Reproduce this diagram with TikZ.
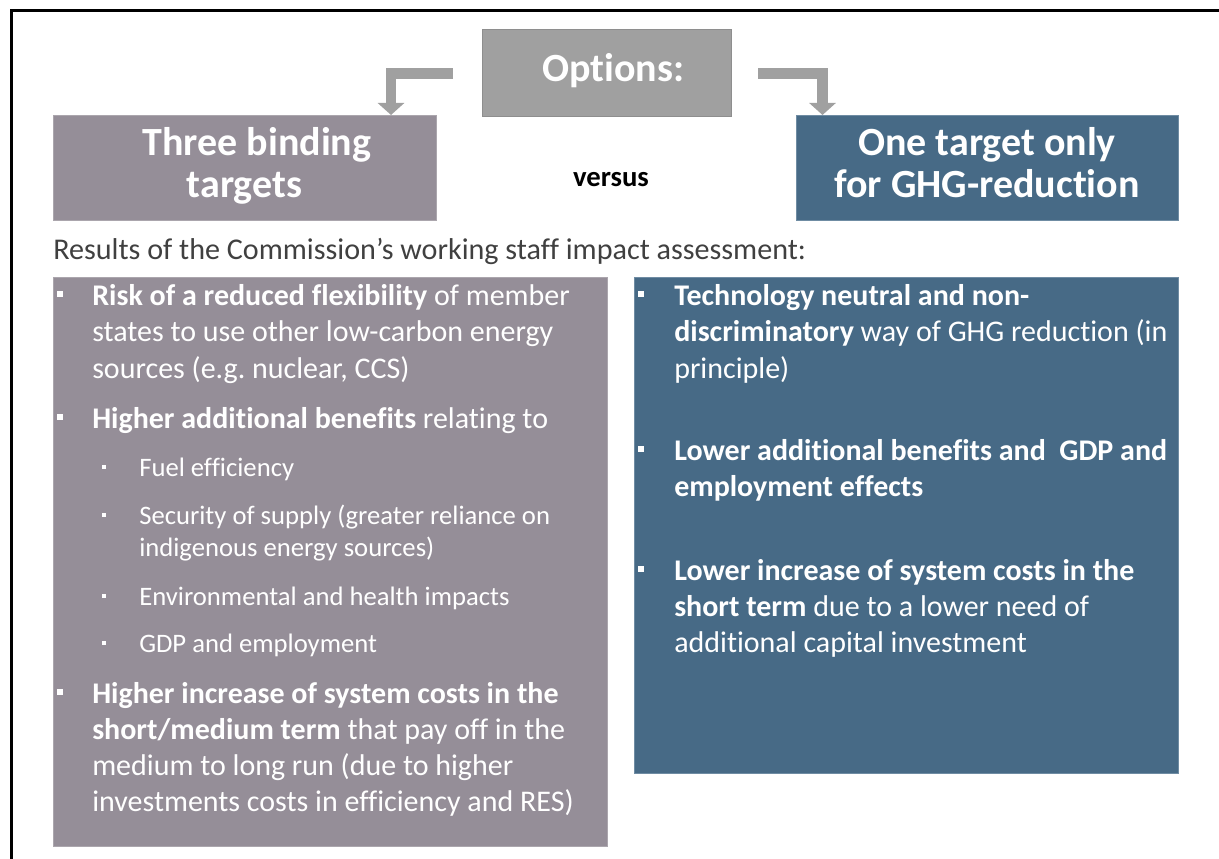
\documentclass[tikz,border=0pt]{standalone}
\usepackage{fontspec}
\setmainfont{Carlito}[Ligatures={NoCommon,NoContextual}]
\usetikzlibrary{arrows.meta}
\frenchspacing
\definecolor{optgrey}{HTML}{A0A0A0}
\definecolor{optedge}{HTML}{8E8E8E}
\definecolor{mauve}{HTML}{958E98}
\definecolor{mauveedge}{HTML}{ABA6AD}
\definecolor{steel}{HTML}{476A86}
\definecolor{steeledge}{HTML}{6F8CA3}
\definecolor{capgrey}{HTML}{404040}
\begin{document}
\begin{tikzpicture}[x=0.75pt,y=-0.75pt,
  panel/.style={anchor=north west,inner sep=0pt,line width=0.75pt},
  headtxt/.style={anchor=base,inner sep=0pt,text=white,font=\fontsize{30pt}{34pt}\selectfont\bfseries},
  maintxt/.style={anchor=base west,inner sep=0pt,text=white,font=\fontsize{22.5pt}{27pt}\selectfont},
  subtxt/.style={anchor=base west,inner sep=0pt,text=white,font=\fontsize{20pt}{24pt}\selectfont},
  mainbul/.style={fill=white,minimum size=4.5pt,inner sep=0pt},
  subbul/.style={fill=white,minimum size=3.6pt,inner sep=0pt},
  elbow/.style={optgrey,line width=8pt,-{Triangle[width=19.5pt,length=9pt]}}]
\useasboundingbox (0,0) rectangle (1219,859);
% outer frame (open at right and bottom)
\draw[line width=2.25pt] (11.5,859) -- (11.5,11) -- (1219,11);

% header boxes
\node[panel,fill=optgrey,draw=optedge,minimum width=249*0.75pt,minimum height=87*0.75pt] (opt) at (482,29) {};
\node[headtxt] (opttxt) at (613,82) {Options:};
\node[panel,fill=mauve,draw=mauveedge,minimum width=383*0.75pt,minimum height=105*0.75pt] (three) at (53,115) {};
\node[headtxt] (three1) at (257,156) {Three binding};
\node[headtxt] (three2) at (244.5,198) {targets};
\node[panel,fill=steel,draw=steeledge,minimum width=382*0.75pt,minimum height=105*0.75pt] (one) at (796,115) {};
\node[headtxt] (one1) at (987,156) {One target only};
\node[headtxt] (one2) at (987,198) {for GHG-reduction};
\node[anchor=base,inner sep=0pt,font=\fontsize{21.5pt}{26pt}\selectfont\bfseries] (vs) at (611,187) {versus};

% elbow connectors from the options box
\coordinate (la) at (453,73.5);
\coordinate (lt) at (391,115);
\coordinate (ra) at (758,73.5);
\coordinate (rt) at (822.5,115);
\draw[elbow] (la) -| (lt);
\draw[elbow] (ra) -| (rt);

% caption
\node[anchor=base west,inner sep=0pt,text=capgrey,font=\fontsize{22.6pt}{27pt}\selectfont] (cap) at (53,259)
  {Results of the Commission’s working staff impact assessment:};

% content panels
\node[panel,fill=mauve,draw=mauveedge,minimum width=554*0.75pt,minimum height=569*0.75pt] (lbox) at (53,277) {};
\node[panel,fill=steel,draw=steeledge,minimum width=544*0.75pt,minimum height=496*0.75pt] (rbox) at (634,277) {};

% left panel
\node[mainbul] (lb1) at (60,294) {};
\node[maintxt] (l1) at (92,305) {\textbf{Risk of a reduced flexibility} of member};
\node[maintxt] (l2) at (92,341) {states to use other low-carbon energy};
\node[maintxt] (l3) at (92,378) {sources (e.g. nuclear, CCS)};
\node[mainbul] (lb2) at (60,417) {};
\node[maintxt] (l4) at (92,428) {\textbf{Higher additional benefits} relating to};
\node[subbul] (sb1) at (104,467) {};
\node[subtxt] (s1) at (139,476) {Fuel efficiency};
\node[subbul] (sb2) at (104,515) {};
\node[subtxt] (s2) at (139,524) {Security of supply (greater reliance on};
\node[subtxt] (s3) at (139,556) {indigenous energy sources)};
\node[subbul] (sb3) at (104,596) {};
\node[subtxt] (s4) at (139,605) {Environmental and health impacts};
\node[subbul] (sb4) at (104,643) {};
\node[subtxt] (s5) at (139,652) {GDP and employment};
\node[mainbul] (lb3) at (60,692) {};
\node[maintxt] (l5) at (92,703) {\textbf{Higher increase of system costs in the}};
\node[maintxt] (l6) at (92,739) {\textbf{short/medium term} that pay off in the};
\node[maintxt] (l7) at (92,775) {medium to long run (due to higher};
\node[maintxt] (l8) at (92,811) {investments costs in efficiency and RES)};

% right panel
\node[mainbul] (rb1) at (641,294) {};
\node[maintxt] (r1) at (674,305) {\textbf{Technology neutral and non-}};
\node[maintxt] (r2) at (674,341) {\textbf{discriminatory} way of GHG reduction (in};
\node[maintxt] (r3) at (674,378) {principle)};
\node[mainbul] (rb2) at (641,449) {};
\node[maintxt] (r4) at (674,460) {\textbf{Lower additional benefits and\ \ GDP and}};
\node[maintxt] (r5) at (674,496) {\textbf{employment effects}};
\node[mainbul] (rb3) at (641,569) {};
\node[maintxt] (r6) at (674,580) {\textbf{Lower increase of system costs in the}};
\node[maintxt] (r7) at (674,616) {\textbf{short term} due to a lower need of};
\node[maintxt] (r8) at (674,652) {additional capital investment};
\end{tikzpicture}
\end{document}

++++++

Do this
In your copy of the listing above, reproduce each line exactly and omit all pictures.

Result of this task
Reproduce this diagram with TikZ.
\documentclass[tikz,border=0pt]{standalone}
\usepackage{fontspec}
\setmainfont{Carlito}[Ligatures={NoCommon,NoContextual}]
\usetikzlibrary{arrows.meta}
\frenchspacing
\definecolor{optgrey}{HTML}{A0A0A0}
\definecolor{optedge}{HTML}{8E8E8E}
\definecolor{mauve}{HTML}{958E98}
\definecolor{mauveedge}{HTML}{ABA6AD}
\definecolor{steel}{HTML}{476A86}
\definecolor{steeledge}{HTML}{6F8CA3}
\definecolor{capgrey}{HTML}{404040}
\begin{document}
\begin{tikzpicture}[x=0.75pt,y=-0.75pt,
  panel/.style={anchor=north west,inner sep=0pt,line width=0.75pt},
  headtxt/.style={anchor=base,inner sep=0pt,text=white,font=\fontsize{30pt}{34pt}\selectfont\bfseries},
  maintxt/.style={anchor=base west,inner sep=0pt,text=white,font=\fontsize{22.5pt}{27pt}\selectfont},
  subtxt/.style={anchor=base west,inner sep=0pt,text=white,font=\fontsize{20pt}{24pt}\selectfont},
  mainbul/.style={fill=white,minimum size=4.5pt,inner sep=0pt},
  subbul/.style={fill=white,minimum size=3.6pt,inner sep=0pt},
  elbow/.style={optgrey,line width=8pt,-{Triangle[width=19.5pt,length=9pt]}}]
\useasboundingbox (0,0) rectangle (1219,859);
% outer frame (open at right and bottom)
\draw[line width=2.25pt] (11.5,859) -- (11.5,11) -- (1219,11);

% header boxes
\node[panel,fill=optgrey,draw=optedge,minimum width=249*0.75pt,minimum height=87*0.75pt] (opt) at (482,29) {};
\node[headtxt] (opttxt) at (613,82) {Options:};
\node[panel,fill=mauve,draw=mauveedge,minimum width=383*0.75pt,minimum height=105*0.75pt] (three) at (53,115) {};
\node[headtxt] (three1) at (257,156) {Three binding};
\node[headtxt] (three2) at (244.5,198) {targets};
\node[panel,fill=steel,draw=steeledge,minimum width=382*0.75pt,minimum height=105*0.75pt] (one) at (796,115) {};
\node[headtxt] (one1) at (987,156) {One target only};
\node[headtxt] (one2) at (987,198) {for GHG-reduction};
\node[anchor=base,inner sep=0pt,font=\fontsize{21.5pt}{26pt}\selectfont\bfseries] (vs) at (611,187) {versus};

% elbow connectors from the options box
\coordinate (la) at (453,73.5);
\coordinate (lt) at (391,115);
\coordinate (ra) at (758,73.5);
\coordinate (rt) at (822.5,115);
\draw[elbow] (la) -| (lt);
\draw[elbow] (ra) -| (rt);

% caption
\node[anchor=base west,inner sep=0pt,text=capgrey,font=\fontsize{22.6pt}{27pt}\selectfont] (cap) at (53,259)
  {Results of the Commission’s working staff impact assessment:};

% content panels
\node[panel,fill=mauve,draw=mauveedge,minimum width=554*0.75pt,minimum height=569*0.75pt] (lbox) at (53,277) {};
\node[panel,fill=steel,draw=steeledge,minimum width=544*0.75pt,minimum height=496*0.75pt] (rbox) at (634,277) {};

% left panel
\node[mainbul] (lb1) at (60,294) {};
\node[maintxt] (l1) at (92,305) {\textbf{Risk of a reduced flexibility} of member};
\node[maintxt] (l2) at (92,341) {states to use other low-carbon energy};
\node[maintxt] (l3) at (92,378) {sources (e.g. nuclear, CCS)};
\node[mainbul] (lb2) at (60,417) {};
\node[maintxt] (l4) at (92,428) {\textbf{Higher additional benefits} relating to};
\node[subbul] (sb1) at (104,467) {};
\node[subtxt] (s1) at (139,476) {Fuel efficiency};
\node[subbul] (sb2) at (104,515) {};
\node[subtxt] (s2) at (139,524) {Security of supply (greater reliance on};
\node[subtxt] (s3) at (139,556) {indigenous energy sources)};
\node[subbul] (sb3) at (104,596) {};
\node[subtxt] (s4) at (139,605) {Environmental and health impacts};
\node[subbul] (sb4) at (104,643) {};
\node[subtxt] (s5) at (139,652) {GDP and employment};
\node[mainbul] (lb3) at (60,692) {};
\node[maintxt] (l5) at (92,703) {\textbf{Higher increase of system costs in the}};
\node[maintxt] (l6) at (92,739) {\textbf{short/medium term} that pay off in the};
\node[maintxt] (l7) at (92,775) {medium to long run (due to higher};
\node[maintxt] (l8) at (92,811) {investments costs in efficiency and RES)};

% right panel
\node[mainbul] (rb1) at (641,294) {};
\node[maintxt] (r1) at (674,305) {\textbf{Technology neutral and non-}};
\node[maintxt] (r2) at (674,341) {\textbf{discriminatory} way of GHG reduction (in};
\node[maintxt] (r3) at (674,378) {principle)};
\node[mainbul] (rb2) at (641,449) {};
\node[maintxt] (r4) at (674,460) {\textbf{Lower additional benefits and\ \ GDP and}};
\node[maintxt] (r5) at (674,496) {\textbf{employment effects}};
\node[mainbul] (rb3) at (641,569) {};
\node[maintxt] (r6) at (674,580) {\textbf{Lower increase of system costs in the}};
\node[maintxt] (r7) at (674,616) {\textbf{short term} due to a lower need of};
\node[maintxt] (r8) at (674,652) {additional capital investment};
\end{tikzpicture}
\end{document}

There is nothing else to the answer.